According to Scottish First Minister Alex Salmond, indications were “that these people had not been in Scotland for any length of time.”

TV reports said the suspects were of Middle Eastern nationalities. Neighbors interviewed by the BBC described them as quiet people who had lived in the neighborhood a few weeks.

The two people arrested on the M6 highway in Northern England early Sunday were described as a man and a woman in their mid-20s. Police made the arrest after Saturday night’s closure of the city’s Liverpool John Lennon Airport, where they investigated a suspicious car.

By Sunday afternoon, both Glasgow and Liverpool airports were open under tight security. Similar security measures are in force at other airports.

At Glasgow airport, the burnt-out Jeep was removed from the shattered doorway of Terminal One on Sunday and taken for forensic tests. Burned-out canisters of liquid gas were found inside the vehicle.

In central England, police searched houses in Newcastle-Under-Lyme in Staffordshire. Neighbors told British reporters the man arrested on the M6 highway lived in one of the houses and he was a physician from Lebanon who worked at a local hospital.

Clarke, who traveled to Glasgow to help coordinate the investigation, called for public support Sunday and was upbeat about the “wider investigation.”

“We are learning a great deal about the people who were involved in the attacks in Glasgow and the attempted attacks in central London, the links between the three attacks are becoming ever clearer,” he said.
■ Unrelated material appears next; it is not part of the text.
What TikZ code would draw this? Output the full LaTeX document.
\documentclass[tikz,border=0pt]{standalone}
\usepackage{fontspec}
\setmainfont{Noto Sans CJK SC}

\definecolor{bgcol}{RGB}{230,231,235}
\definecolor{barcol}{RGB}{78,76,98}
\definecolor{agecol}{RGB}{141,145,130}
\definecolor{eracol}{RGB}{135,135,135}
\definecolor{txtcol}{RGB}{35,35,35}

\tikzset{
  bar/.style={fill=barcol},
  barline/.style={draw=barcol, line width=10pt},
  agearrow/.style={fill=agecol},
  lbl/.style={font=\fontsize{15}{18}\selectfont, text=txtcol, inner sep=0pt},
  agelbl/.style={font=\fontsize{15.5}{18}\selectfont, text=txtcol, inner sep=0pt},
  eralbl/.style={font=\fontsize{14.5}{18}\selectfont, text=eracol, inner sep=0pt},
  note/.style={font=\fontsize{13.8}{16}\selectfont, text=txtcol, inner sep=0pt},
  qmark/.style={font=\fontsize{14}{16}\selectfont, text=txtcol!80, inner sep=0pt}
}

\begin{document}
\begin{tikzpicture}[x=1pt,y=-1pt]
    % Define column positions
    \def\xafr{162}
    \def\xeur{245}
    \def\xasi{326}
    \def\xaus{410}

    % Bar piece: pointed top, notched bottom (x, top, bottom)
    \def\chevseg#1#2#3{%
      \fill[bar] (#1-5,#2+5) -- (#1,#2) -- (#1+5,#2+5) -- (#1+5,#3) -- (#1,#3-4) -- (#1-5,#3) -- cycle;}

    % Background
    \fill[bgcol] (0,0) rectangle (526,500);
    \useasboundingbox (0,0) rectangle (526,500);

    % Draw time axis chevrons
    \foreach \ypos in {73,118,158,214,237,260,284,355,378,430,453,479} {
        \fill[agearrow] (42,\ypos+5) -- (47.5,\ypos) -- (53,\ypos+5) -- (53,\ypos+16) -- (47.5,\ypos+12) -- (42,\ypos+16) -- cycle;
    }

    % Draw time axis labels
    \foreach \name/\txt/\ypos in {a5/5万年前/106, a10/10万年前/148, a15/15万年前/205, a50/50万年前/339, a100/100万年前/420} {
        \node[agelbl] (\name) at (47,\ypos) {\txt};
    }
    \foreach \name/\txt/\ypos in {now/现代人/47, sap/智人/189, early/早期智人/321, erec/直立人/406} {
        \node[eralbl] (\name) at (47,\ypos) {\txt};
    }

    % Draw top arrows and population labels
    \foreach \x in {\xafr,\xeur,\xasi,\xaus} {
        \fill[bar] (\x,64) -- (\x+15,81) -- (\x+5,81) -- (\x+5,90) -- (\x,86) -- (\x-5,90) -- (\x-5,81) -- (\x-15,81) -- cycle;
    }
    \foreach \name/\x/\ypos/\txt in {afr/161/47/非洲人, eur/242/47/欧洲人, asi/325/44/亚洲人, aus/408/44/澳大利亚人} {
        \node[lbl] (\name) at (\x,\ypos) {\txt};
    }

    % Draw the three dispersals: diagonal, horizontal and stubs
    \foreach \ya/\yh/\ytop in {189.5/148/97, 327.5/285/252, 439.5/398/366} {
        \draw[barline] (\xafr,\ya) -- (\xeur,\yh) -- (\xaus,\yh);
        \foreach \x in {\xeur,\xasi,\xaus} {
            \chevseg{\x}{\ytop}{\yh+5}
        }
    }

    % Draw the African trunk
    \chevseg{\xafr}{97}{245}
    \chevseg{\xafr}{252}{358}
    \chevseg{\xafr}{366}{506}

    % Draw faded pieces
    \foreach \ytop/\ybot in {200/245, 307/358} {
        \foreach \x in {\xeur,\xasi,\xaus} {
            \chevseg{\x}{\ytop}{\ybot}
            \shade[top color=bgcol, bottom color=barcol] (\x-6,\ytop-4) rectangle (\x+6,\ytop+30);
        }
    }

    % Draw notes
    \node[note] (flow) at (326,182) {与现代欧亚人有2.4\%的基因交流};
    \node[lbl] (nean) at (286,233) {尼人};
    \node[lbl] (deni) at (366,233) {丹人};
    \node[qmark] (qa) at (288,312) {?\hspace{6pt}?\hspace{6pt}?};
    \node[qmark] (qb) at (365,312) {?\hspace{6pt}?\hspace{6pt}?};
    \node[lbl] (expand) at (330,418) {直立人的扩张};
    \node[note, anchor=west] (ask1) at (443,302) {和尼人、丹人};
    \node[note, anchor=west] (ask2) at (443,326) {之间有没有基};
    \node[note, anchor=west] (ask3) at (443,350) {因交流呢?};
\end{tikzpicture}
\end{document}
The investigation has been propelled by intelligence recovered from a mobile phone that suspects tried to use as a remote triggering device in a car bomb left outside a London nightclub, officials said Sunday.

The Mercedes failed to explode when the suspects called the mobile phone rigged to propane- and gasoline-based bombs, officials said. That gave police crucial leads, along with images from security cameras and evidence gathered at the Glasgow airport.
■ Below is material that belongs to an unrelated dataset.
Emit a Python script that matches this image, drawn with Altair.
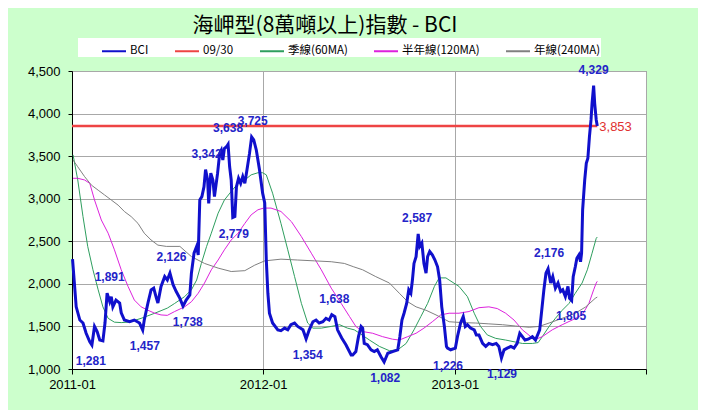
import altair as alt
import pandas as pd

BASE = pd.Timestamp("2011-01-01")

# (days since 2011-01-01, index value)
bci = [(1,2290),(5,1970),(8,1730),(15,1575),(21,1540),(27,1420),(34,1320),(38,1281),(43,1500),(48,1440),
       (53,1340),(59,1330),(63,1540),(67,1891),(72,1790),(75,1850),(78,1730),(84,1810),(91,1775),(94,1660),
       (100,1575),(110,1555),(119,1575),(129,1540),(135,1457),(138,1575),(145,1775),(151,1930),(156,1950),
       (161,1835),(164,1775),(170,1970),(177,2085),(182,2045),(187,2126),(193,1990),(199,1910),(206,1830),
       (212,1738),(218,1810),(225,1870),(228,2125),(233,2360),(238,2440),(241,2340),(244,2985),(248,3025),
       (252,3140),(255,3342),(259,3220),(261,2945),(265,3300),(269,3220),(272,3025),(278,3300),(282,3535),
       (285,3570),(288,3455),(291,3590),(295,3610),(298,3638),(301,3375),(304,3220),(307,2779),(311,2790),
       (314,3140),(318,3240),(322,3180),(326,3260),(330,3180),(335,3375),(339,3535),(343,3725),(347,3690),
       (352,3570),(358,3340),(364,3065),(368,2950),(371,2280),(374,1890),(377,1655),(383,1540),(393,1460),
       (399,1450),(406,1480),(412,1460),(418,1520),(425,1540),(431,1500),(441,1460),(447,1354),(453,1460),
       (460,1555),(466,1575),(472,1540),(479,1555),(485,1595),(491,1575),(496,1638),(502,1615),(507,1460),
       (515,1365),(523,1285),(533,1165),(536,1165),(542,1205),(547,1380),(552,1500),(555,1480),(558,1300),
       (564,1285),(571,1225),(577,1205),(583,1225),(590,1145),(596,1082),(603,1185),(612,1205),(622,1225),
       (626,1380),(630,1575),(634,1655),(639,1770),(643,1930),(647,1890),(650,2045),(653,2240),(657,2320),
       (661,2587),(664,2440),(668,2480),(672,2240),(676,2125),(679,2320),(683,2380),(688,2340),(693,2280),
       (698,2200),(702,2045),(706,1730),(711,1500),(715,1265),(717,1245),(723,1226),(732,1245),(736,1380),
       (742,1540),(747,1615),(751,1500),(755,1520),(761,1480),(768,1460),(772,1400),(777,1400),(784,1300),
       (790,1265),(796,1300),(803,1285),(810,1300),(815,1265),(820,1129),(825,1225),(831,1245),(838,1265),
       (844,1245),(850,1300),(855,1420),(860,1380),(865,1340),(871,1350),(879,1380),(885,1340),(893,1460),
       (897,1695),(901,1930),(905,2125),(909,2176),(914,2010),(918,2085),(923,1950),(928,2010),(933,1910),
       (937,1930),(942,1850),(947,1970),(950,1830),(954,1805),(957,2085),(961,2200),(964,2300),(968,2340),
       (971,2260),(973,2360),(975,2870),(979,3220),(982,3415),(985,3475),(988,3730),(991,3925),(993,4120),
       (996,4329),(998,4120),(1001,3925),(1003,3853)]

ma60 = [(2,3515),(11,3220),(21,2790),(30,2440),(40,2165),(50,1930),(59,1730),(69,1595),(81,1550),(94,1545),
        (107,1550),(119,1570),(132,1595),(145,1625),(158,1655),(170,1685),(182,1715),(196,1770),(215,1850),
        (228,1930),(238,2045),(247,2240),(257,2440),(266,2595),(279,2830),(291,2985),(304,3085),(317,3180),
        (330,3220),(342,3280),(355,3305),(364,3305),(371,3280),(383,3065),(399,2710),(412,2400),(425,2085),
        (438,1770),(450,1540),(460,1480),(476,1480),(495,1500),(511,1520),(526,1480),(539,1460),(549,1420),
        (568,1340),(587,1265),(606,1215),(622,1225),(638,1300),(653,1460),(666,1615),(679,1770),(692,1970),
        (701,2070),(714,2070),(720,2045),(739,1970),(755,1850),(768,1655),(780,1500),(793,1400),(809,1360),
        (828,1340),(844,1320),(860,1300),(879,1300),(890,1310),(898,1380),(911,1500),(923,1595),(936,1690),
        (949,1770),(961,1890),(974,2010),(984,2165),(993,2360),(1001,2535),(1003,2550)]

ma120 = [(2,3240),(11,3240),(24,3220),(34,3180),(43,2985),(56,2750),(69,2595),(81,2400),(94,2165),(107,1970),
         (119,1810),(132,1730),(145,1690),(158,1655),(170,1635),(182,1630),(196,1675),(215,1730),(228,1790),
         (241,1890),(253,2010),(266,2165),(279,2280),(291,2400),(304,2515),(317,2595),(330,2710),(342,2810),
         (355,2870),(366,2890),(380,2890),(399,2850),(419,2730),(438,2555),(457,2360),(476,2165),(495,1950),
         (514,1770),(530,1615),(542,1500),(555,1440),(574,1420),(593,1380),(612,1350),(625,1340),(641,1380),
         (657,1420),(672,1480),(688,1555),(704,1635),(720,1655),(739,1655),(758,1675),(777,1720),(796,1730),
         (812,1710),(828,1655),(844,1575),(860,1460),(876,1380),(890,1360),(898,1380),(917,1460),(936,1520),
         (955,1575),(974,1635),(987,1770),(996,1930),(1001,2010),(1003,2030)]

ma240 = [(2,3455),(11,3375),(24,3260),(37,3160),(50,3100),(62,3045),(75,2985),(88,2925),(100,2850),(113,2790),
         (126,2710),(138,2595),(151,2515),(164,2455),(180,2440),(206,2440),(228,2320),(253,2240),(279,2185),
         (304,2145),(330,2155),(349,2220),(368,2270),(399,2290),(431,2280),(463,2270),(495,2260),(520,2240),
         (538,2200),(555,2165),(580,2085),(606,2010),(625,1890),(641,1790),(657,1730),(676,1690),(695,1635),
         (714,1575),(720,1555),(745,1545),(771,1540),(796,1530),(822,1520),(847,1505),(873,1490),(892,1500),
         (911,1540),(936,1595),(961,1655),(981,1730),(999,1830),(1003,1845)]

ref_level = 3853
ref_days = [0, 1003]

# labelled peaks / troughs: (text, day, value, position)
peak_labels = [("1,281",36,1281,"below"),("1,891",72,1891,"above"),("1,457",139,1457,"below"),
               ("2,126",190,2126,"above"),("1,738",221,1738,"below"),("3,342",257,3342,"above"),
               ("3,638",298,3638,"above"),("3,725",345,3725,"above"),("2,779",309,2779,"below"),
               ("1,354",450,1354,"below"),("1,638",501,1638,"above"),("1,082",598,1082,"below"),
               ("2,587",659,2587,"above"),("1,226",718,1226,"below"),("1,129",821,1129,"below"),
               ("2,176",911,2176,"above"),("1,805",953,1805,"below"),("4,329",996,4329,"above")]
ref_label = ("3,853", 1003, 3853)

SERIES = ["BCI", "09/30", "季線(60MA)", "半年線(120MA)", "年線(240MA)"]
COLORS = ["#1010CC", "#EE4444", "#2E9E5E", "#DD22DD", "#808080"]
Y_TICKS = [1000, 1250, 1500, 1750, 2000, 2250, 2500, 2750, 3000, 3250, 3500, 3750, 4000, 4250, 4500]
TITLE = "海岬型(8萬噸以上)指數 - BCI"

def frame(pairs, name):
    d = pd.DataFrame(pairs, columns=["day", "value"])
    d["date"] = BASE + pd.to_timedelta(d["day"], unit="D")
    d["series"] = name
    return d[["date", "value", "series"]]

ma_df = pd.concat([frame(ma60, SERIES[2]), frame(ma120, SERIES[3]), frame(ma240, SERIES[4])])
bci_df = frame(bci, SERIES[0])
ref_df = frame([(d, ref_level) for d in ref_days], SERIES[1])

lab_df = pd.DataFrame(peak_labels, columns=["text", "day", "value", "pos"])
lab_df["date"] = BASE + pd.to_timedelta(lab_df["day"], unit="D")
reflab_df = pd.DataFrame([ref_label], columns=["text", "day", "value"])
reflab_df["date"] = BASE + pd.to_timedelta(reflab_df["day"], unit="D")

x_enc = alt.X("date:T",
              scale=alt.Scale(domain=[alt.DateTime(year=2011, month=1, date=1),
                                      alt.DateTime(year=2014, month=1, date=1)]),
              axis=alt.Axis(values=[alt.DateTime(year=y, month=1, date=1) for y in (2011, 2012, 2013, 2014)],
                            labelExpr="year(datum.value) >= 2014 ? '' : timeFormat(datum.value, '%Y-%m')",
                            grid=True, gridColor="#A8A8A8", domainColor="black", tickColor="black",
                            tickSize=5, labelPadding=4, labelFont="Liberation Sans", labelFontSize=13,
                            labelColor="black", labelFlush=False, labelOverlap=False, title=None))
y_enc = alt.Y("value:Q", scale=alt.Scale(domain=[1000, 4500], nice=False, zero=False),
              axis=alt.Axis(values=Y_TICKS, format=",.0f", grid=True, gridColor="#A8A8A8",
                            domainColor="black", tickColor="black", tickSize=4, labelPadding=8,
                            labelFont="Liberation Sans", labelFontSize=13, labelColor="black", title=None))
color_enc = alt.Color("series:N", scale=alt.Scale(domain=SERIES, range=COLORS),
                      legend=alt.Legend(title="\u3000", titleOrient="left", titlePadding=23,
                                        titleFontSize=12, orient="none", legendX=6, legendY=-33,
                                        direction="horizontal", fillColor="white", padding=0,
                                        symbolType="stroke", symbolSize=576, symbolStrokeWidth=2,
                                        labelFont="Noto Sans CJK TC", labelFontSize=11.5,
                                        labelColor="black", columnPadding=22, labelOffset=3))

ma_layer = alt.Chart(ma_df).mark_line(strokeWidth=1).encode(x=x_enc, y=y_enc, color=color_enc, detail="series:N")
ref_layer = alt.Chart(ref_df).mark_line(strokeWidth=2.5).encode(x=x_enc, y=y_enc, color=color_enc)
bci_layer = alt.Chart(bci_df).mark_line(strokeWidth=3).encode(x=x_enc, y=y_enc, color=color_enc)

lab_font = dict(font="Liberation Sans", fontSize=12, fontWeight="bold", color="#2424C8")
above = alt.Chart(lab_df).transform_filter(alt.datum.pos == "above").mark_text(dy=-16, **lab_font).encode(
    x="date:T", y="value:Q", text="text:N")
below = alt.Chart(lab_df).transform_filter(alt.datum.pos == "below").mark_text(dy=16, **lab_font).encode(
    x="date:T", y="value:Q", text="text:N")
ref_text = alt.Chart(reflab_df).mark_text(align="left", dx=2, dy=1, font="Liberation Sans", fontSize=13,
                                          color="#E03030").encode(x="date:T", y="value:Q", text="text:N")

chart = alt.layer(ma_layer, ref_layer, bci_layer, above, below, ref_text).properties(
    width=574, height=298,
    title=alt.TitleParams(TITLE, font="Noto Sans CJK TC", fontSize=21, fontWeight="normal",
                          color="black", anchor="middle", dx=-34, offset=2),
    background="#CCFFCC",
    padding={"left": 64, "top": 63, "right": 52, "bottom": 41},
    autosize=alt.AutoSizeParams(type="none"),
).configure_view(fill="white", stroke="#808080", strokeWidth=1)

chart.save("out.html", embed_options={"renderer": "svg", "actions": False})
Although the suspects made mistakes that undermined both attacks, police were alarmed at how close they came to pulling off deadly bombings in a country where security forces have been on high alert the past several years.

“We have been incredibly lucky twice,” a British security official said Sunday.

Investigators believe the suspects in London left two explosives-packed Mercedeses near a nightclub in a plan to set off a first explosion, draw emergency services and spectators to the scene and then set off the second, the official said.

The method of staggered multiple bombings is often used by insurgents in Iraq and has been employed by Basque separatists in Spain.

“The operation in London could have been as in Baghdad, where you cause as much damage as you can by attracting security services with the first bomb, then hit them with a second,” the security official said.

Investigators believe the suspects arrested on the highway had direct links to the London plot, said sources close to the investigation. The propane cylinders found in the two cars in London and the Jeep used to ram the Glasgow airport were nearly identical, sources said.

The Glasgow attack does not appear to have been well-planned, officials and analysts said.

“I am not sure how much thought went into that,” the security official said.

“On Sunday night, security officials emphasized they would do whatever possible to ensure public safety.

Transport Police Chief Andy Trotter announced from a central London station that British Transport Police would “do everything we possibly can to make people safe in their journeys to work tomorrow across the country.”